Память, если так, оказывается некоторым арсеналом, набираемым впрок по правилам игры, комплектом фигур для последующего Einsatz'а[73]. Набоков – автор “Других берегов” стремится, как кажется, вдумыванием в смысл каждой отдельной фигуры и общей расстановки сил – постигнуть цель всей партии, ее возможный исход. Детство, некоторая исходная позиция, “пограничная полоса вечности”, наиболее отвечает этим поискам[74]. И там, где автор наиболее близок к существу этой партии, там он уже оказывается на пороге сознания, личности, обстоятельств бытия; там начинает загущиваться время, становиться условной плоть, отменяться всякая непременность. “Ощущение предельной беззаботности, благоденствия, густого летнего тепла затопляет память и образует такую сверкающую действительность, что по сравнению с нею паркерово перо в моей руке, и самая рука с глянцем на уже веснушчатой коже, кажутся мне довольно аляповатым обманом. Зеркало насыщено июльским днем. Лиственная тень играет по белой с голубыми мельницами печке. Влетевший шмель, как шар на резинке, ударяется во все лепные углы потолка и удачно отскакивает обратно в окно. Все так, как должно быть, ничто никогда не изменится, никто никогда не умрет.”
“…изображать обыкновенные вещи так, как они отразятся в ласковых зеркалах будущих времен” – вот естественная, в виду этой “сверкающей действительности”, сверхзадача писателя.
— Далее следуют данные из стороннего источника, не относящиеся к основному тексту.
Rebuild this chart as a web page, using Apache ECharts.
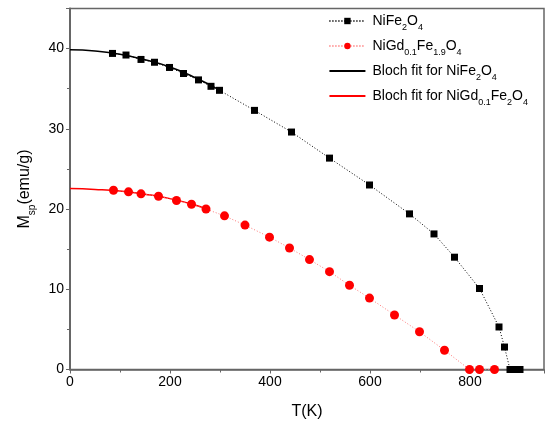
<!DOCTYPE html>
<html>
<head>
<meta charset="utf-8">
<script src="https://cdn.jsdelivr.net/npm/echarts@6/dist/echarts.min.js"></script>
<style>
  html, body { margin: 0; padding: 0; background: #fff; }
  #main { width: 545px; height: 428px; }
</style>
</head>
<body>
<div id="main"></div>
<script>
// data
var niT = [85, 112, 142, 169, 199, 227, 257, 282, 299, 369, 443, 519, 599, 679, 728, 769, 819, 858, 869, 880, 890, 900];
var niM = [39.4, 39.2, 38.65, 38.3, 37.65, 36.9, 36.1, 35.3, 34.8, 32.3, 29.6, 26.35, 23.0, 19.4, 16.9, 14.0, 10.1, 5.3, 2.8, 0, 0, 0];

var gdT = [87, 117, 142, 177, 213, 243, 272, 309, 350, 399, 439, 479, 519, 559, 599, 649, 699, 749, 799, 819, 849];
var gdM = [22.35, 22.15, 21.9, 21.6, 21.06, 20.6, 20.0, 19.15, 18.0, 16.5, 15.15, 13.7, 12.2, 10.5, 8.9, 6.8, 4.7, 2.4, 0, 0, 0];

var fitNiT = [0, 50, 100, 150, 200, 250, 300];
var fitNiM = [39.85, 39.7, 39.3, 38.6, 37.7, 36.4, 34.8];
var fitGdT = [0, 50, 100, 150, 200, 250, 272];
var fitGdM = [22.55, 22.45, 22.25, 21.85, 21.3, 20.5, 20.0];

var names = ['NiFe2O4', 'NiGd0.1Fe1.9O4', 'Bloch fit for NiFe2O4', 'Bloch fit for NiGd0.1Fe2O4'];
var legendRich = {
  '0': '{n|NiFe}{s|2}{n|O}{s|4}',
  '1': '{n|NiGd}{s|0.1}{n|Fe}{s|1.9}{n|O}{s|4}',
  '2': '{n|Bloch fit for NiFe}{s|2}{n|O}{s|4}',
  '3': '{n|Bloch fit for NiGd}{s|0.1}{n|Fe}{s|2}{n|O}{s|4}'
};

function pairs(xs, ys) {
  return xs.map(function (x, i) { return [x, ys[i]]; });
}

var chart = echarts.init(document.getElementById('main'), null, { renderer: 'canvas' });

var font = 'Liberation Sans, Arial, sans-serif';
var rich = {
  n: { fontSize: 14, lineHeight: 22, verticalAlign: 'middle', color: '#000', fontFamily: font },
  s: { fontSize: 9, lineHeight: 9, verticalAlign: 'bottom', color: '#000', fontFamily: font }
};

chart.setOption({
  animation: false,
  grid: {
    left: 70, right: 1, top: 8.5, bottom: 58.5,
    show: true, borderColor: '#666', borderWidth: 1.5
  },
  legend: {
    right: 12, top: 9,
    orient: 'vertical',
    itemGap: 7,
    itemWidth: 36, itemHeight: 8,
    data: [
      { name: names[0] },
      { name: names[1] },
      { name: names[2], itemStyle: { color: 'rgba(0,0,0,0)', borderWidth: 0 } },
      { name: names[3], itemStyle: { color: 'rgba(0,0,0,0)', borderWidth: 0 } }
    ],
    formatter: function (name) {
      return legendRich[String(names.indexOf(name))];
    },
    textStyle: { rich: rich, padding: [0, 0, 0, 2] }
  },
  xAxis: {
    type: 'value', min: 0, max: 948, interval: 200,
    name: 'T(K)', nameLocation: 'middle', nameGap: 34,
    nameTextStyle: { fontSize: 16, color: '#000', fontFamily: font },
    axisLine: { onZero: false, lineStyle: { color: '#666', width: 1.5 } },
    axisTick: { inside: false, length: 4, lineStyle: { color: '#666' } },
    minorTick: { show: true, splitNumber: 2, length: 3, lineStyle: { color: '#666' } },
    axisLabel: { fontSize: 14, color: '#000', fontFamily: font, margin: 6, showMaxLabel: false },
    splitLine: { show: false }
  },
  yAxis: {
    type: 'value', min: 0, max: 45, interval: 10,
    name: '{n|M}{s|sp}{n|(emu/g)}', nameLocation: 'middle', nameGap: 33, nameRotate: 90,
    nameTextStyle: {
      rich: {
        n: { fontSize: 16, lineHeight: 24, verticalAlign: 'middle', color: '#000', fontFamily: font },
        s: { fontSize: 10, lineHeight: 10, verticalAlign: 'bottom', color: '#000', fontFamily: font }
      }
    },
    axisLine: { onZero: false, lineStyle: { color: '#666', width: 2 } },
    axisTick: { inside: false, length: 4, lineStyle: { color: '#666' } },
    minorTick: { show: true, splitNumber: 2, length: 3, lineStyle: { color: '#666' } },
    axisLabel: { fontSize: 14, color: '#000', fontFamily: font, margin: 6, showMaxLabel: false },
    splitLine: { show: false }
  },
  series: [
    {
      name: names[0], type: 'line', data: pairs(niT, niM),
      symbol: 'rect', symbolSize: 7, showAllSymbol: true,
      itemStyle: { color: '#000' },
      lineStyle: { color: '#000', width: 1, type: [1, 2] },
      z: 3
    },
    {
      name: names[1], type: 'line', data: pairs(gdT, gdM),
      symbol: 'circle', symbolSize: 9, showAllSymbol: true,
      itemStyle: { color: '#f00' },
      lineStyle: { color: '#f77', width: 1, type: [1, 2] },
      z: 3
    },
    {
      name: names[2], type: 'line', data: pairs(fitNiT, fitNiM),
      smooth: true, showSymbol: false, symbol: 'none',
      itemStyle: { color: '#000' },
      lineStyle: { color: '#000', width: 1.5 },
      z: 2
    },
    {
      name: names[3], type: 'line', data: pairs(fitGdT, fitGdM),
      smooth: true, showSymbol: false, symbol: 'none',
      itemStyle: { color: '#f00' },
      lineStyle: { color: '#f00', width: 1.5 },
      z: 2
    }
  ]
});

window.addEventListener('resize', function () {
  chart.resize();
});
</script>
</body>
</html>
Время не хронология, а Erloeser[75], раскрыватель вещей. Химическая суть горения и гниения почти одна, – различие лишь во времени. Время как хронология для Набокова не существует, и он вольно снует сквозь течения сюжета. Для повествовательной манеры Набокова характерно смещение временных слоев, какая-то вне-сюжетность, – там линейное время не играет роли, времена растворены друг в друге, все переплетено, и один хвостик достает до самого мига рассказывания, – “…и до сих пор меня занимает мысль, что думали…”[76] Раскрывая внутреннюю хронологию, он, озабоченный лишь ею, безжалостно knickt[77] материю времени – и человек, лишь однажды скользнувший вдоль мизансцены набоковского внимания, появляется вновь, безо всяких комментариев и сюжетных обоснований, с тенью вместо лица, неся светящийся знак Мнемозины в нитяной перчатке – с тем, чтобы исполнив свою роль, кануть в Лету уже навсегда. Таков Берг во второй главе “Дара”: этому призраку, о существовании которого мы лишь можем строить предположения, как по обратному адресу на почтовом конверте, Константин Кириллович Годунов-Чердынцев дарит на свадьбу покров горной лужайки, – чтобы через несколько лет и глав сыграть с этим же, но уже овдовевшим, привидением в шахматы; вот существо времени.